Charles Fletcher Lummis embraced California's history and promoted the simple and rustic lifestlye of California's past.

Painter William Keith, Charles Keeler, and John Muir

Charles Keeler's Craftsman home in Berkeley designed by San Francisco architect Bernard Maybeck in 1895.

View of the Japanese Tea Garden at the 1894 California Midwinter International Exposition in San Francisco.

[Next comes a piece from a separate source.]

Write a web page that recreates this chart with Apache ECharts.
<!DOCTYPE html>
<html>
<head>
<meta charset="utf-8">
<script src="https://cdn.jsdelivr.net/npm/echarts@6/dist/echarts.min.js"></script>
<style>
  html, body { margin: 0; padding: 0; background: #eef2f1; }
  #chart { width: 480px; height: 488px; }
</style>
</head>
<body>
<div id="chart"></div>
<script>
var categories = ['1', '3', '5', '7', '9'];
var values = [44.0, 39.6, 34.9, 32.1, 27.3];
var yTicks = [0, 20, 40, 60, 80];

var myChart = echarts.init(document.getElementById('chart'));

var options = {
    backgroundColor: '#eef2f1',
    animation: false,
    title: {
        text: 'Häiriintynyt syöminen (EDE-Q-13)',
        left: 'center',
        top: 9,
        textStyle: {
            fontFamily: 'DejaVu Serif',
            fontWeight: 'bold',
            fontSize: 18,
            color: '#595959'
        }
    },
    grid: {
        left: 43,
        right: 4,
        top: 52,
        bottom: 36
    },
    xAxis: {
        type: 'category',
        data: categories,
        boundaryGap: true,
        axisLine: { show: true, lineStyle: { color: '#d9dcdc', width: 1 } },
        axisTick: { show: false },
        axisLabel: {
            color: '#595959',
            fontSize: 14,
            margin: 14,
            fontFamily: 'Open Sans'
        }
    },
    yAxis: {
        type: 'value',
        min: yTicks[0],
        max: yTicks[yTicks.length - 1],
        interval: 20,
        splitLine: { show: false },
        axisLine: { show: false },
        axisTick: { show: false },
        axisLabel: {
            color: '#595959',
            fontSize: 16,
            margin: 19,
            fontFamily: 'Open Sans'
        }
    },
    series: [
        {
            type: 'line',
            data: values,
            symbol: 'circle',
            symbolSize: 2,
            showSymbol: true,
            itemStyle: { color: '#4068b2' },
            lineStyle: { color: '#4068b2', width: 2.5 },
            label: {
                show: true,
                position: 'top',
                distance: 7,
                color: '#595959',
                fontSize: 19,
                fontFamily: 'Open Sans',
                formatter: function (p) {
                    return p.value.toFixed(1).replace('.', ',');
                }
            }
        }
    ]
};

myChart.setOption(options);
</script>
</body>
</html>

 The California Craftsman Bungalow

    The Bungalow, in all its various forms, has existed since the early seventeenth century. It originated in the Bengali region of India as a peasant dwelling, or "bangala" made of mud, cow dung, thatch, and bamboo. Its design shielded the hot sun with its low pitched roof and many windows which allowed for plenty of air ventilation. By the eighteenth century English colonists in India had adapted the hut to meet their needs, a structure which became known as a Bungalow. A Bungalow is classified as a one-or-one-and-a-half story house with a porch and veranda. In 1888 a local builder published his plan for a redwood bungalow in the California Architect and Building News, and the California Craftsman Bungalow was born.

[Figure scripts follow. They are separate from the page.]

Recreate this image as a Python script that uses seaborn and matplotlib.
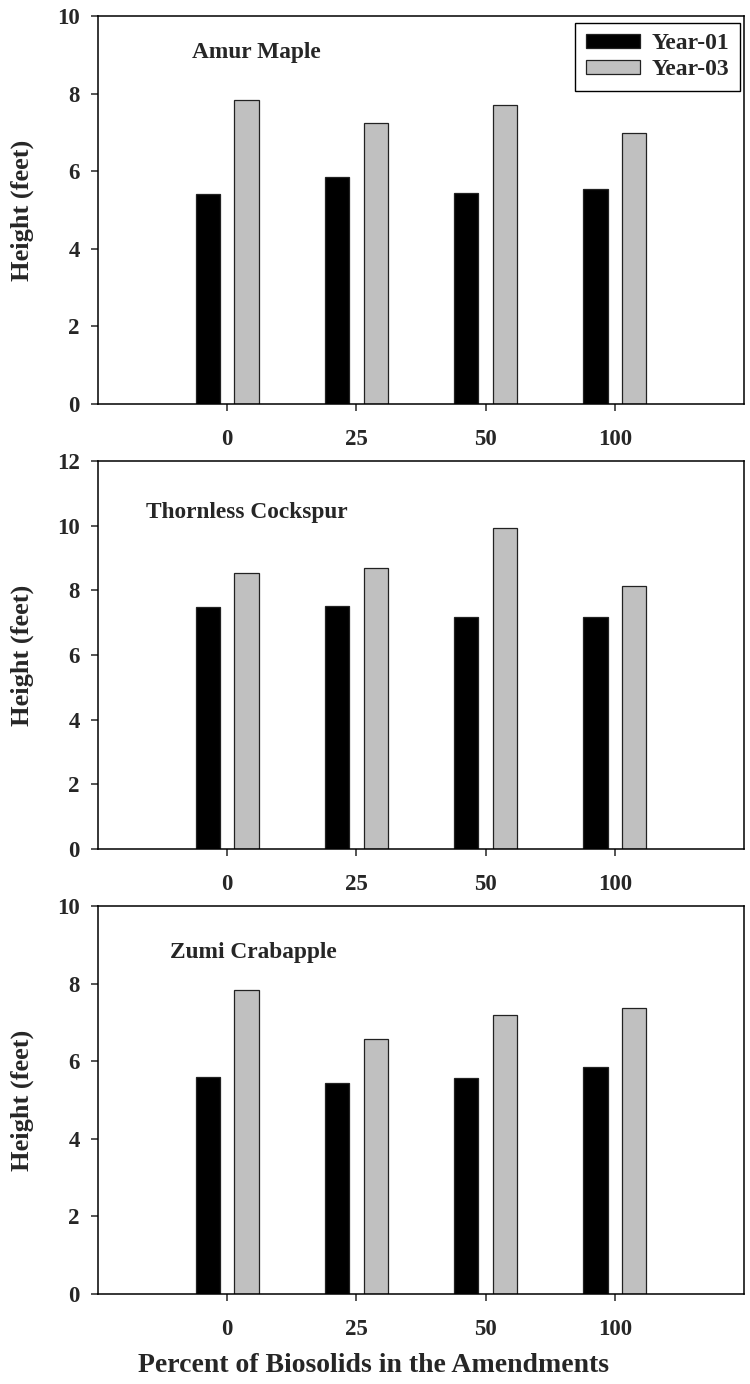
import matplotlib
matplotlib.use("Agg")
import matplotlib.pyplot as plt
import seaborn as sns
import pandas as pd

# ---- data ----
percents = ["0", "25", "50", "100"]
years = ["Year-01", "Year-03"]
species = ["Amur Maple", "Thornless Cockspur", "Zumi Crabapple"]

amur_y01 = [5.40, 5.84, 5.44, 5.53]
amur_y03 = [7.83, 7.24, 7.71, 6.98]
thorn_y01 = [7.49, 7.51, 7.17, 7.18]
thorn_y03 = [8.53, 8.68, 9.92, 8.12]
zumi_y01 = [5.58, 5.44, 5.57, 5.84]
zumi_y03 = [7.84, 6.58, 7.20, 7.38]

ymaxes = [10, 12, 10]
y_label = "Height (feet)"
x_label = "Percent of Biosolids in the Amendments"

series = [(amur_y01, amur_y03), (thorn_y01, thorn_y03), (zumi_y01, zumi_y03)]

sns.set_theme(style="ticks")
plt.rcParams["font.family"] = ["Liberation Serif", "DejaVu Serif"]
plt.rcParams["font.weight"] = "bold"
plt.rcParams["axes.linewidth"] = 1.1

W, H = 750, 1384
fig = plt.figure(figsize=(W / 100, H / 100), dpi=100)

left_px, right_px = 98, 744
tops = [16, 461, 906]
ax_h = 388

title_pos = [(0.1455, 0.907), (0.0743, 0.866), (0.111, 0.881)]

for i, (name, (y1, y3)) in enumerate(zip(species, series)):
    bottom = 1 - (tops[i] + ax_h) / H
    ax = fig.add_axes([left_px / W, bottom, (right_px - left_px) / W, ax_h / H])
    df = pd.DataFrame({
        "Percent": percents * 2,
        "Height": list(y1) + list(y3),
        "Year": [years[0]] * len(percents) + [years[1]] * len(percents),
    })
    sns.barplot(data=df, x="Percent", y="Height", hue="Year",
                order=percents, hue_order=years,
                palette=["black", "#c0c0c0"], width=0.6, gap=0.367,
                edgecolor="#222222", linewidth=0.9, ax=ax)
    ax.set_xlim(-1, 4)
    ax.set_ylim(0, ymaxes[i])
    ax.set_yticks(range(0, ymaxes[i] + 1, 2))
    ax.set_xlabel("")
    ax.set_ylabel(y_label, fontsize=19, fontweight="bold")
    ax.yaxis.set_label_coords(-0.099, 0.5)
    for s in ax.spines.values():
        s.set_visible(True)
        s.set_color("black")
        s.set_linewidth(1.1)
    ax.tick_params(axis="y", direction="out", length=5, width=1.1,
                   labelsize=16.5, pad=8)
    ax.tick_params(axis="x", direction="out", length=5, width=1.1,
                   labelsize=16.5, pad=13)
    for lab in ax.get_xticklabels() + ax.get_yticklabels():
        lab.set_fontweight("bold")
    ax.text(title_pos[i][0], title_pos[i][1], name, transform=ax.transAxes,
            ha="left", va="center", fontsize=16.8, fontweight="bold")
    leg = ax.get_legend()
    if i == 0:
        handles, labels = ax.get_legend_handles_labels()
        ax.legend(handles, labels, loc="upper right",
                  bbox_to_anchor=(0.994, 0.983), borderaxespad=0,
                  fancybox=False, framealpha=1, edgecolor="black",
                  prop={"size": 17, "weight": "bold"},
                  handlelength=2.3, handleheight=0.55, handletextpad=0.5,
                  labelspacing=0.22, borderpad=0.45)
        ax.get_legend().get_frame().set_linewidth(1.0)
    elif leg is not None:
        leg.remove()

fig.text(373 / W, 1 - 1366 / H, x_label, ha="center", va="center",
         fontsize=20, fontweight="bold")

fig.savefig("out.png", dpi=100, facecolor="white")
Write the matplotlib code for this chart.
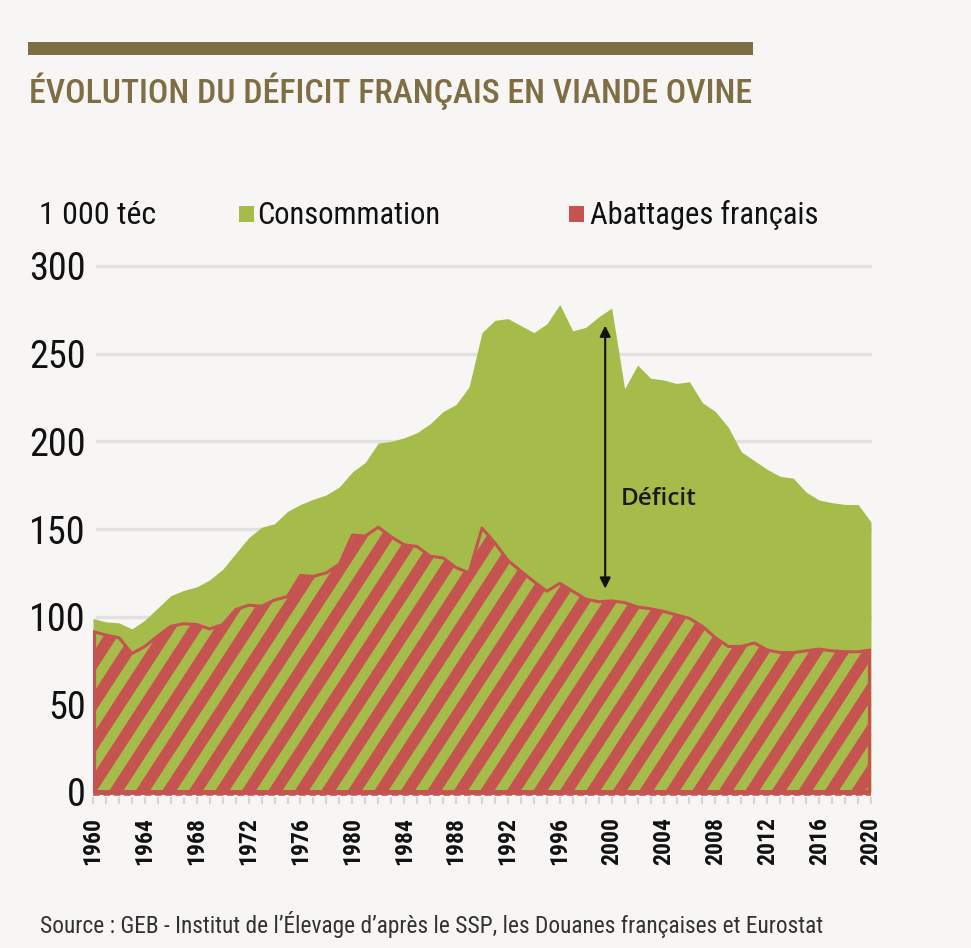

     Southern California's growing middle class demanded affordable but stylized housing. The California Craftsman Bungalow was the perfect answer. Craftsman Bungalows followed the California Craftsman architectural style but on a smaller scale. They utilized natural materials, simple ornamentation, and honest construction. Low pitched roofs with overhangs at the eaves allowed for shade over large porches where families could enjoy the sunny California climate. Local materials used in construction included river rock for porches and chimneys and Pacific Northwest redwood for exterior timbers, beamed ceilings, shingled walls, and built in cabinetry. This allowed Bungalows to harmonize with their surroundings and be built for between $1,000 and $2,000. The California Craftsman Bungalow was a perfect blend of artistry and economy.


     Prefabricated Bungalow kits from Sears, Roebuck, Montgomery Ward, and the Aladdin Company became popular in the early twentieth century. Californians could choose their perfect Bungalow from a catalog book such as Henry L. Wilson's California Bungalows of the Twenties. Catalog plans made the California Craftsman Bungalow even more accessible to the mass public, which led to the "Bungalow Land" phenomenon in Southern California. The California Craftsman Bungalow became the characteristic architectural style of the early- twentieth century.

A Bungalow from Henry L. Wilson's California Bungalows of the Twenties catalog.